**Task:** Read the lines below. Copy out any that hold the string "with".

* start Dataset entries *

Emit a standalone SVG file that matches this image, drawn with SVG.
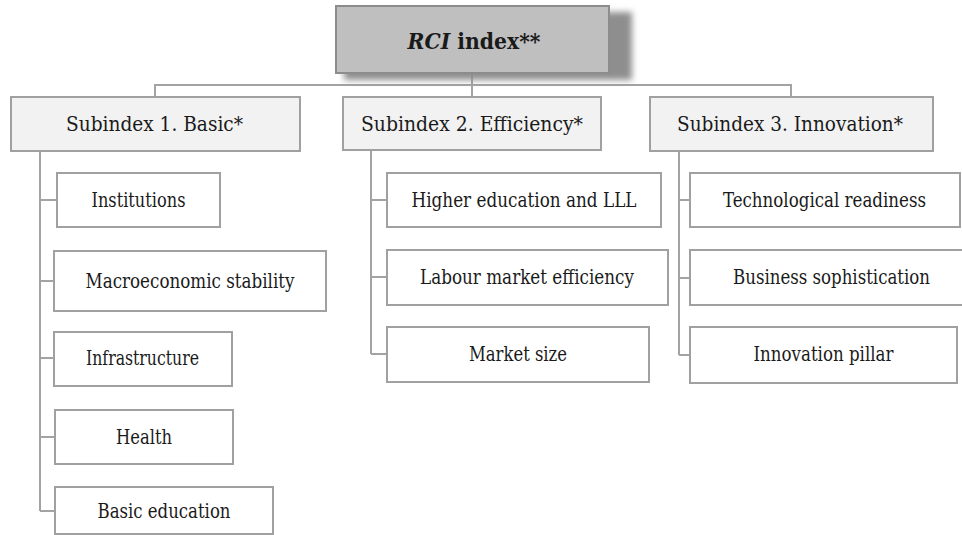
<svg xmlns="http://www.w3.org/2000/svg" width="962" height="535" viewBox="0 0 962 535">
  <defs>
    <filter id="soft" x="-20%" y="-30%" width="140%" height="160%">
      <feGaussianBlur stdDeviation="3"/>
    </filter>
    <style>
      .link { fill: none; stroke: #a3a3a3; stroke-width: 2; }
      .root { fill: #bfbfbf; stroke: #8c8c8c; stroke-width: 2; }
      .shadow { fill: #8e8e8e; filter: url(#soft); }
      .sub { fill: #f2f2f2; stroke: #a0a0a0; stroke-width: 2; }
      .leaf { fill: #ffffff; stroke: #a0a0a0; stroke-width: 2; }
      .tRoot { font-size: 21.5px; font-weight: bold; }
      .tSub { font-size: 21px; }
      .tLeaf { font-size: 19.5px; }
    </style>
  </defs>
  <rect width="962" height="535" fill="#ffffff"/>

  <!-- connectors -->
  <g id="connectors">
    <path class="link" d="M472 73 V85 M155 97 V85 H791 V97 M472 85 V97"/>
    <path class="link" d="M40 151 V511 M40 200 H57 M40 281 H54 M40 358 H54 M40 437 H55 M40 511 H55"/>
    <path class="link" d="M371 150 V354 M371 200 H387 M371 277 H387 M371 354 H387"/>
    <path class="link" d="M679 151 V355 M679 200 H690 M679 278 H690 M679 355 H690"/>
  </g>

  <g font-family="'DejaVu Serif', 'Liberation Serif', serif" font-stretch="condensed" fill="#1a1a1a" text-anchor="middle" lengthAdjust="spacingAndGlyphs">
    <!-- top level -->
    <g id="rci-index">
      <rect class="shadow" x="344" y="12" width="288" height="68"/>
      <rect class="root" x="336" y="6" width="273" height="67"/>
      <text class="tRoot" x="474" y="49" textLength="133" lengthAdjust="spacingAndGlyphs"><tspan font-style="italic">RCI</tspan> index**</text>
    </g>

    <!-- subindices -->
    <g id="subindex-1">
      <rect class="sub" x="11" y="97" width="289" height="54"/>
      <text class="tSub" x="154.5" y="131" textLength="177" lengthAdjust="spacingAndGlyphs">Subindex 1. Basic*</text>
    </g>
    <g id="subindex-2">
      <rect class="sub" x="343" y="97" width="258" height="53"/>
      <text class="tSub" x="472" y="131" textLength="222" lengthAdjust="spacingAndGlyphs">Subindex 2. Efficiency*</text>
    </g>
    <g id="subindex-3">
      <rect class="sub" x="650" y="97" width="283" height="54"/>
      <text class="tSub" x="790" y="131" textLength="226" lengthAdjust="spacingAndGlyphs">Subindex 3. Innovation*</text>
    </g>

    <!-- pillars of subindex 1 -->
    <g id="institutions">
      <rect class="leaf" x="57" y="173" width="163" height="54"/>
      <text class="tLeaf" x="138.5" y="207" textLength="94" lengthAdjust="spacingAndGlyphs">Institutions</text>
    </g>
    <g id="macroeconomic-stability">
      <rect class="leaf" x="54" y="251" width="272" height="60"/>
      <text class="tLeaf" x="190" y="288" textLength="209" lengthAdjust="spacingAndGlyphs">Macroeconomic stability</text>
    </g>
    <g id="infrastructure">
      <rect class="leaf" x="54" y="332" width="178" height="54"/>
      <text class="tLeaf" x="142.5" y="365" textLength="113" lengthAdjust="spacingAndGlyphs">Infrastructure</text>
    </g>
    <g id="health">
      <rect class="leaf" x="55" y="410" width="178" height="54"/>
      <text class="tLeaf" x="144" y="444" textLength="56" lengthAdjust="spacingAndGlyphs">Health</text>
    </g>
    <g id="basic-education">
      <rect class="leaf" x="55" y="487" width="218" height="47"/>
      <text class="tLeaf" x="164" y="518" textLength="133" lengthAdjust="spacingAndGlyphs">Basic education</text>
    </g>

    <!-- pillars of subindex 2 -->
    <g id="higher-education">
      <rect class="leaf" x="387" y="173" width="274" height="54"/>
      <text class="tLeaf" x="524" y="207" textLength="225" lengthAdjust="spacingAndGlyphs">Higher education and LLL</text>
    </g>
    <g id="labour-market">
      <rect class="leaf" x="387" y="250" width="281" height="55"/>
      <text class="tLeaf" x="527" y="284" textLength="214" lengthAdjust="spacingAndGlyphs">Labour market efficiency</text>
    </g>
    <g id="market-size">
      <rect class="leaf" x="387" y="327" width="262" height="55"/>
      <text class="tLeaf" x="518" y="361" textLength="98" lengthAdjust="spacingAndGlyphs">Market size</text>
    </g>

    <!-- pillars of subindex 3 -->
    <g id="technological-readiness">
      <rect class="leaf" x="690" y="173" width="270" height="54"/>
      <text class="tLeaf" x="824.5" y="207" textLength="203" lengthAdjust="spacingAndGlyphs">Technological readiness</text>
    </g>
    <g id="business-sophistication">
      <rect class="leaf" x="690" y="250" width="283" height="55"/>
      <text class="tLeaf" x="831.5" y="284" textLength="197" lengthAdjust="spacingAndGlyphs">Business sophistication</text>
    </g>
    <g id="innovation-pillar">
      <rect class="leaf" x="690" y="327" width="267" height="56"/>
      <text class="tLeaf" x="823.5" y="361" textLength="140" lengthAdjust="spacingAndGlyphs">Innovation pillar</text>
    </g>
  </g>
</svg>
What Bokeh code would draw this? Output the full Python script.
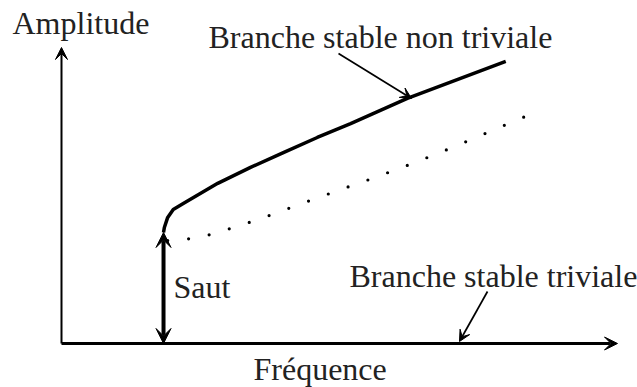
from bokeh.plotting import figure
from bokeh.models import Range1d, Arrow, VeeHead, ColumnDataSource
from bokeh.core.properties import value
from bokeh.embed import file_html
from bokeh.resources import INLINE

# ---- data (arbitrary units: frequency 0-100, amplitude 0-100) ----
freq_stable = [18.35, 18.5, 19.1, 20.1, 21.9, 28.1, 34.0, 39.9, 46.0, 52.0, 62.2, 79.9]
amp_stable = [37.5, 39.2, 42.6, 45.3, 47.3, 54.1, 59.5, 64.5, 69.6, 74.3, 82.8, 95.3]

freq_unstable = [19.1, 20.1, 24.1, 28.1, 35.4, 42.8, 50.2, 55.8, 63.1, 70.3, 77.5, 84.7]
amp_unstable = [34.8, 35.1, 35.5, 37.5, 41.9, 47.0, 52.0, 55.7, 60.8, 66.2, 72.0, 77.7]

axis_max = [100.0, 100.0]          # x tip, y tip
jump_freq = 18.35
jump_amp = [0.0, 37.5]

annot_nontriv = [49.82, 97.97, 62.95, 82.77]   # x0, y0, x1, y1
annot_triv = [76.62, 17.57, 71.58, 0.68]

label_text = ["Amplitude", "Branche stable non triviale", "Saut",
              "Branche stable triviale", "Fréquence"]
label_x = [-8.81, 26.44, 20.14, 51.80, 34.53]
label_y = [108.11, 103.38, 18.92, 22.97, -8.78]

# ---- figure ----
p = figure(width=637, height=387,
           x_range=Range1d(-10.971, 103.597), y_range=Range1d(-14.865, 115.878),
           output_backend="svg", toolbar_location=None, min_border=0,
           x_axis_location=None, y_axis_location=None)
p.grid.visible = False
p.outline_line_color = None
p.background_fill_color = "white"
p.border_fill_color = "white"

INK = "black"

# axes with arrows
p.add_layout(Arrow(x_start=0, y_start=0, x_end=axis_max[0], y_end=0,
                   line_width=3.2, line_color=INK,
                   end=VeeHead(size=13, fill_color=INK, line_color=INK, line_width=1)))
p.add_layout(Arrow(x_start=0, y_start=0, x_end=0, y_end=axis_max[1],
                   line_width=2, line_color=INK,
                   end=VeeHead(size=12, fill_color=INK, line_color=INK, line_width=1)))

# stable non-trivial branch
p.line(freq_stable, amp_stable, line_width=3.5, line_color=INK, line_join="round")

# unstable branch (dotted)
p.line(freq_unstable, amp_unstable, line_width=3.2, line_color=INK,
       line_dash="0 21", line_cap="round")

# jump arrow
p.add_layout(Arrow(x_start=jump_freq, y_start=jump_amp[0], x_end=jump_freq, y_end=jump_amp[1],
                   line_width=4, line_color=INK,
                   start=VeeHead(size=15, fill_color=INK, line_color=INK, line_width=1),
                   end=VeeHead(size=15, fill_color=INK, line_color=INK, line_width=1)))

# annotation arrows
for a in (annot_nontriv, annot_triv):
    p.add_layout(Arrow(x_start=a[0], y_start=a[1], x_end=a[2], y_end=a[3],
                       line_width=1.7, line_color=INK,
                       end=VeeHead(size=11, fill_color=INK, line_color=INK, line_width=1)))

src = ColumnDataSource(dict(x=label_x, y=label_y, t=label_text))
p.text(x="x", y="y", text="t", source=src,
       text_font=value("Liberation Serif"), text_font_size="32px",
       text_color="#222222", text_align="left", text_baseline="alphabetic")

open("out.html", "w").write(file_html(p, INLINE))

* end Dataset entries *

**Finished answer:**
Emit a standalone SVG file that matches this image, drawn with SVG.
# axes with arrows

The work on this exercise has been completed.